Siglos tragando la maldición de nuestra perversidad y nuestras parcas armas de esclavo que, al no poder seguir el camino normal de la discusión, se vieron obligadas al rodeo de los caminos subsidiarios. Siglos escuchando sobre nuestras cabezas inclinadas que éramos el origen del pecado, la copa envenenada del sexo. Escasamente encontrábamos un resquicio de respeto en el papel de madres. Debía de ser porque tal asunto no está al alcance de los vientres masculinos. Eso sí, menester era parir con dolor y dentro de los cánones establecidos; parir a destajo cuanto Dios y el débito conyugal tuvieran a bien. La maternidad fuera de semejantes principios se convertía en estigma de pecadora, no así el padre compañero de juerga que se podía largar sin soltar explicaciones, incluso comprendido en su ‘debilidad’ ante las malas artes seductoras de ella.
Llegó el divorcio; se convirtió en violación forzar a la esposa para cumplir el sagrado débito conyugal; se inventó la píldora y la epidural. ¿Dónde se largaron las maldiciones, los castigos, los terrores? Afloró entonces esa debilidad masculina que consiste en colocar la honra en nuestra entrepierna y necesitar nuestros vientres para propagar su semilla. Si nosotras podíamos decidir, ¿qué rayos les quedaba? Porque lo de decidir en plano de igualdad, ¡eso quedaba descartado!

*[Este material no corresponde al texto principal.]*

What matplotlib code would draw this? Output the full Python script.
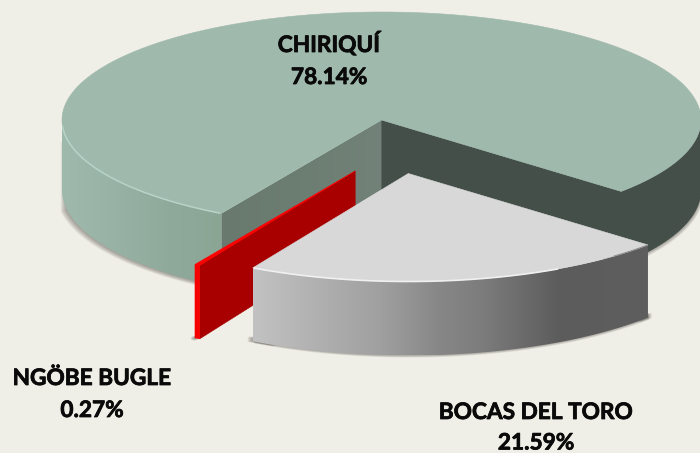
import numpy as np
import matplotlib
matplotlib.use("Agg")
import matplotlib.pyplot as plt
import matplotlib.patheffects as pe
from matplotlib.patches import Polygon
from matplotlib.colors import LinearSegmentedColormap

# --- data ---
labels = ["CHIRIQUÍ", "BOCAS DEL TORO", "NGÖBE BUGLE"]
shares = [78.14, 21.59, 0.27]
value_labels = ["78.14%", "21.59%", "0.27%"]

# --- projection / style ---
BG = "#f0efe7"
CX, CY, RX, RY, RY_B, H = 381.5, 120.0, 319.5, 108.0, 112.0, 70.0
START = -41.4
OFFSET_BOCAS = (26.8, 53.5)
OFFSET_NGOBE = (-26.3, 51.0)

plt.rcParams["font.family"] = ["Lato", "DejaVu Sans"]
fig = plt.figure(figsize=(7.0, 4.53), dpi=100, facecolor=BG)
ax = fig.add_axes([0, 0, 1, 1])
ax.set_facecolor(BG)
ax.axis("off")


def rim(t0, t1, off=(0, 0), n=160):
    t = np.radians(np.linspace(t0, t1, n))
    return np.column_stack([CX + off[0] + RX * np.cos(t),
                            CY + off[1] - RY * np.sin(t)])


def low(t0, t1, off=(0, 0), n=160):
    t = np.radians(np.linspace(t0, t1, n))
    return np.column_stack([CX + off[0] + RX * np.cos(t),
                            CY + off[1] + H - RY_B * np.sin(t)])


def solid(pts, color, z):
    p = Polygon(pts, closed=True, fc=color, ec=color, lw=0.4, zorder=z)
    ax.add_patch(p)
    return p


def gradient(pts, stops, z):
    pts = np.asarray(pts)
    p = Polygon(pts, closed=True, fc="none", ec="none", zorder=z)
    ax.add_patch(p)
    x0, x1, y0, y1 = pts[:, 0].min(), pts[:, 0].max(), pts[:, 1].min(), pts[:, 1].max()
    cmap = LinearSegmentedColormap.from_list("g", stops)
    im = ax.imshow(np.linspace(0, 1, 256)[None, :], cmap=cmap, aspect="auto",
                   extent=(x0, x1, y1, y0), zorder=z, interpolation="bilinear")
    im.set_clip_path(p)


def side(t0, t1, off=(0, 0)):
    return np.vstack([rim(t0, t1, off), low(t1, t0, off)])


def band(t0, t1, off=(0, 0), h=5):
    return np.vstack([low(t0, t1, off) - (0, h), low(t1, t0, off)])


def shadow(pts, dx, dy, z, steps=6, a=0.085):
    for k in range(1, steps + 1):
        q = np.asarray(pts) + np.array([dx * k / steps, dy * k / steps])
        ax.add_patch(Polygon(q, closed=True, fc="#45403c", ec="none",
                             alpha=a, zorder=z))


sweep_bocas = shares[1] * 3.6
sweep_ngobe = shares[2] * 3.6
sweep_main = shares[0] * 3.6
b_end = START - sweep_bocas
n_end = b_end - sweep_ngobe
main_end = START + sweep_main
apex = np.array([CX, CY])
base = np.array([0, H])

# --- shadows ---
shadow(side(-41.4, 0), 2.5, 3.0, 1)
shadow(side(main_end, 190), -6, 2.5, 1)

# --- main slice: CHIRIQUÍ ---
corner_l = rim(main_end, main_end, n=1)[0]
corner_r = rim(START, START, n=1)[0]
low_l = low(main_end, main_end, n=1)[0]
gradient([apex, corner_l, low_l, apex + base],
         ["#69796e", "#6c7d72", "#728278"], 2)
gradient(side(180, main_end), ["#9fb9ad", "#98b2a5", "#8fa99b", "#8ba595"], 3)
dark = np.vstack([[apex], rim(START, 0), low(0, START), [apex + base]])
solid(dark, "#434f48", 3)
solid(np.vstack([[apex], rim(START, main_end, n=500)]), "#9fb9ac", 4)
r = rim(183, main_end - 0.3)
ax.plot(r[:, 0], r[:, 1], color="#b7d4c8", lw=1.1, zorder=5, solid_capstyle="butt")

# --- NGÖBE BUGLE slice ---
o_n = OFFSET_NGOBE
tip_n = apex + o_n
c1 = rim(b_end, b_end, o_n, n=1)[0]
c2 = rim(n_end, n_end, o_n, n=1)[0]
l1 = low(b_end, b_end, o_n, n=1)[0]
l2 = low(n_end, n_end, o_n, n=1)[0]
shadow(np.vstack([l2, l1, l1 + (0, -3), l2 + (0, -3)]), -4, 2, 5, 4, 0.15)
solid([tip_n, c1, l1, tip_n + base], "#a80000", 6)
solid(side(n_end, b_end, o_n), "#f50000", 7)
solid(np.vstack([[tip_n], rim(b_end, n_end, o_n, n=6)]), "#ff0000", 7)

# --- BOCAS DEL TORO slice ---
o_b = OFFSET_BOCAS
tip_b = apex + o_b
shadow(band(b_end, START, o_b), 1.5, 2.0, 8, 4, 0.10)
shadow(band(b_end, b_end + 5, o_b), -5, 0.5, 8, 4, 0.12)
shadow(band(START - 3, START, o_b), 4, 0.5, 8, 4, 0.10)
gradient(side(b_end, START, o_b),
         [(0.0, "#c2c2c2"), (0.117, "#b5b5b5"), (0.32, "#a0a0a0"), (0.47, "#878787"),
          (0.575, "#7d7d7d"), (0.775, "#5c5c5c"), (1.0, "#5e5e5e")], 9)
solid(np.vstack([[tip_b], rim(START, b_end, o_b, n=300)]), "#d8d8d8", 10)
r = rim(b_end + 0.2, -62, o_b)
ax.plot(r[:, 0], r[:, 1], color="#f0f0f0", lw=1.2, zorder=11, solid_capstyle="butt")
r = rim(-50, START, o_b)
ax.plot(r[:, 0], r[:, 1], color="#8e8e8e", lw=0.8, zorder=11, solid_capstyle="butt")

# --- labels ---
label_pos = [(329, 52, 84), (536, 419, 449.5), (92, 385, 417)]
stroke = [pe.withStroke(linewidth=0.55, foreground="#0a0a0a")]
for name, val, (x, y1, y2) in zip(labels, value_labels, label_pos):
    for txt, y in ((name, y1), (val, y2)):
        ax.text(x, y, txt, ha="center", va="baseline", fontsize=16.3, fontweight="bold",
                color="#0a0a0a", zorder=20, path_effects=stroke)

ax.set_xlim(0, 700)
ax.set_ylim(453, 0)
fig.savefig("out.png", dpi=100, facecolor=BG)
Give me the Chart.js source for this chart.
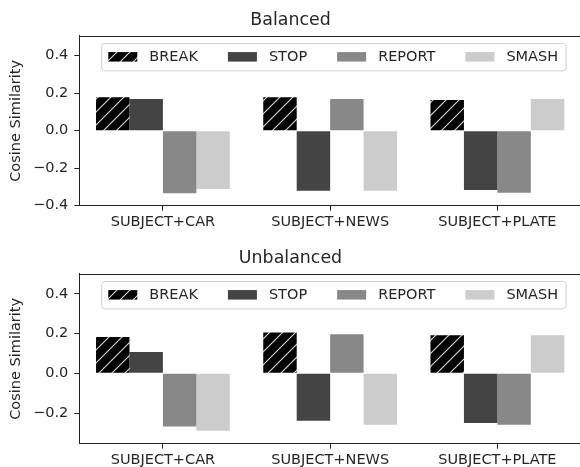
<!DOCTYPE html>
<html lang="en">
<head>
<meta charset="UTF-8">
<title>Cosine Similarity</title>
<script src="https://cdn.jsdelivr.net/npm/chart.js"></script>
<style>
  html, body { margin: 0; padding: 0; background: #fff; overflow: hidden; width: 580px; height: 467px; }
  .panel { position: absolute; left: 0; width: 581px; height: 235px; }
  #top { top: 0; }
  #bottom { top: 238px; }
</style>
</head>
<body>
<div class="panel" id="top"><canvas id="balanced" width="581" height="235"></canvas></div>
<div class="panel" id="bottom"><canvas id="unbalanced" width="581" height="235"></canvas></div>
<script>
var categories = ['SUBJECT+CAR', 'SUBJECT+NEWS', 'SUBJECT+PLATE'];
var seriesNames = ['BREAK', 'STOP', 'REPORT', 'SMASH'];

// values
var balancedBreak  = [0.178, 0.178, 0.164];
var balancedStop   = [0.169, -0.320, -0.316];
var balancedReport = [-0.334, 0.169, -0.331];
var balancedSmash  = [-0.311, -0.320, 0.169];

var unbalancedBreak  = [0.183, 0.205, 0.192];
var unbalancedStop   = [0.108, -0.239, -0.250];
var unbalancedReport = [-0.267, 0.197, -0.259];
var unbalancedSmash  = [-0.289, -0.259, 0.192];

var balancedTicks = [-0.4, -0.2, 0.0, 0.2, 0.4];
var unbalancedTicks = [-0.2, 0.0, 0.2, 0.4];

var FONT = '"DejaVu Sans", Verdana, sans-serif';
var TEXT = '#262626';
var seriesColors = [null, '#444444', '#888888', '#cccccc'];

function makeHatch(ctx) {
    // black fill with thin white "/" lines
    var c = document.createElement('canvas');
    c.width = 13; c.height = 13;
    var g = c.getContext('2d');
    g.fillStyle = '#000';
    g.fillRect(0, 0, 13, 13);
    g.strokeStyle = 'rgba(255,255,255,0.85)';
    g.lineWidth = 1.1;
    g.beginPath();
    g.moveTo(-1, 14); g.lineTo(14, -1);
    g.moveTo(-1, 1); g.lineTo(1, -1);
    g.moveTo(12, 14); g.lineTo(14, 12);
    g.stroke();
    return ctx.createPattern(c, 'repeat');
}

function fmt(v) {
    var s = Math.abs(v).toFixed(1);
    return v < -1e-9 ? '\u2212' + s : s;
}

// box around the plot (top/right spines)
var frame = {
    id: 'frame',
    afterDraw: function(chart) {
        var a = chart.chartArea, ctx = chart.ctx;
        ctx.save();
        ctx.strokeStyle = '#222';
        ctx.lineWidth = 1;
        ctx.beginPath();
        ctx.moveTo(a.left, Math.round(a.top) + 0.5);
        ctx.lineTo(a.right, Math.round(a.top) + 0.5);
        ctx.lineTo(a.right, a.bottom);
        ctx.stroke();
        ctx.restore();
    }
};

// matplotlib-like legend inside the axes, 4 columns
var insideLegend = {
    id: 'insideLegend',
    afterDatasetsDraw: function(chart) {
        var ctx = chart.ctx, a = chart.chartArea;
        var ds = chart.data.datasets;
        ctx.save();
        ctx.font = '14.5px ' + FONT;
        var x0 = a.left + 22.4, y0 = a.top + 7.5, h = 27.4;
        var w = 6.6;
        ds.forEach(function(d, i) {
            w += 41 + ctx.measureText(d.label).width + (i < ds.length - 1 ? 30 : 8);
        });
        var r = 3;
        ctx.beginPath();
        ctx.moveTo(x0 + r, y0);
        ctx.arcTo(x0 + w, y0, x0 + w, y0 + h, r);
        ctx.arcTo(x0 + w, y0 + h, x0, y0 + h, r);
        ctx.arcTo(x0, y0 + h, x0, y0, r);
        ctx.arcTo(x0, y0, x0 + w, y0, r);
        ctx.closePath();
        ctx.fillStyle = 'rgba(255,255,255,0.8)';
        ctx.fill();
        ctx.strokeStyle = '#d0d0d0';
        ctx.lineWidth = 1;
        ctx.stroke();

        var x = x0 + 6.6;
        ds.forEach(function(d, i) {
            ctx.fillStyle = d.backgroundColor;
            ctx.fillRect(x, y0 + 8.6, 29, 9.5);
            ctx.fillStyle = TEXT;
            ctx.textBaseline = 'middle';
            ctx.textAlign = 'left';
            ctx.fillText(d.label, x + 41, y0 + h / 2 + 0.3);
            x += 41 + ctx.measureText(d.label).width + 30;
        });
        ctx.restore();
    }
};

function buildChart(id, title, series, yMin, yMax, yTicks) {
    var canvas = document.getElementById(id);
    var ctx = canvas.getContext('2d');
    var hatch = makeHatch(ctx);
    var datasets = seriesNames.map(function(name, i) {
        return {
            label: name,
            data: series[i],
            backgroundColor: i === 0 ? hatch : seriesColors[i],
            borderWidth: 0,
            categoryPercentage: 0.8,
            barPercentage: 1.0
        };
    });

    return new Chart(ctx, {
        type: 'bar',
        data: { labels: categories, datasets: datasets },
        options: {
            responsive: false,
            animation: false,
            devicePixelRatio: 1,
            layout: { padding: { left: 0, right: 0, top: 0, bottom: 0 } },
            plugins: {
                legend: { display: false },
                tooltip: { enabled: false },
                title: {
                    display: true,
                    text: title,
                    color: TEXT,
                    font: { family: FONT, size: 17.4, weight: 'normal' },
                    padding: { top: 9.6, bottom: 5.5 }
                }
            },
            scales: {
                x: {
                    grid: { drawOnChartArea: false, offset: false, tickLength: 5, color: '#222' },
                    border: { color: '#222', width: 1 },
                    ticks: { color: TEXT, padding: 3, font: { family: FONT, size: 14.5 } },
                    afterFit: function(s) { s.height = 29.3; }
                },
                y: {
                    min: yMin,
                    max: yMax,
                    grid: { drawOnChartArea: false, tickLength: 5, color: '#222' },
                    border: { color: '#222', width: 1 },
                    ticks: {
                        color: TEXT,
                        padding: 6,
                        font: { family: FONT, size: 14.5 },
                        callback: function(v) { return fmt(v); }
                    },
                    afterBuildTicks: function(s) {
                        s.ticks = yTicks.map(function(v) { return { value: v }; });
                    },
                    afterFit: function(s) { s.width = 79.3; },
                    title: {
                        display: true,
                        text: 'Cosine Similarity',
                        color: TEXT,
                        font: { family: FONT, size: 14.5 },
                        padding: { top: 8, bottom: 0 }
                    }
                }
            }
        },
        plugins: [frame, insideLegend]
    });
}

buildChart('balanced', 'Balanced',
    [balancedBreak, balancedStop, balancedReport, balancedSmash],
    -0.4, 0.505, balancedTicks);

buildChart('unbalanced', 'Unbalanced',
    [unbalancedBreak, unbalancedStop, unbalancedReport, unbalancedSmash],
    -0.354, 0.5, unbalancedTicks);
</script>
</body>
</html>
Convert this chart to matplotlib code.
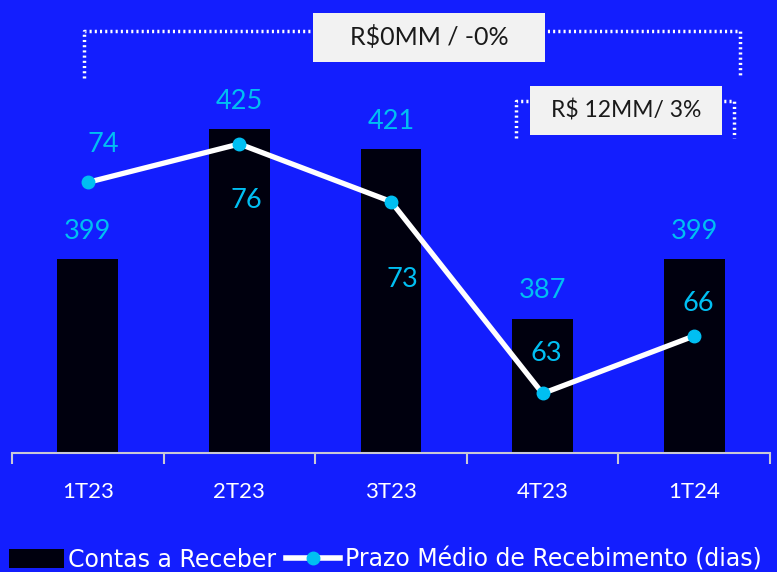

Regresaron a nuestra innata perversidad. Ahora desarrollada bajo apariencia científica (recuerden que histeria viene de ‘hystérie’, matriz) y recordaron que son padres y adoran a sus retoños. Alguien se sacó de la manga un síndrome de alienación parental para acusarlas a ellas, las madres y, en muchos casos, antiguas maltratadas, de ‘envilecer’ la mente de sus hijos poniéndolos contra sus padres. Esos mismos padres que, previamente, golpearon, insultaron y vejaron a la madre, probablemente bajo la atenta mirada de esos mismos hijos. Como si los niños fueran tontos y nosotros solo tuviéramos el retorcido camino de la insidia. Que lo utilicen jueces masculinos aterra por la falta de justicia, que lo utilicen jueces femeninas produce escarnio espantado porque no existe nada peor para una mujer que otra mujer dispuesta a machacarla para ganarse el aprecio de los varones y, de paso, un puesto entre ellos.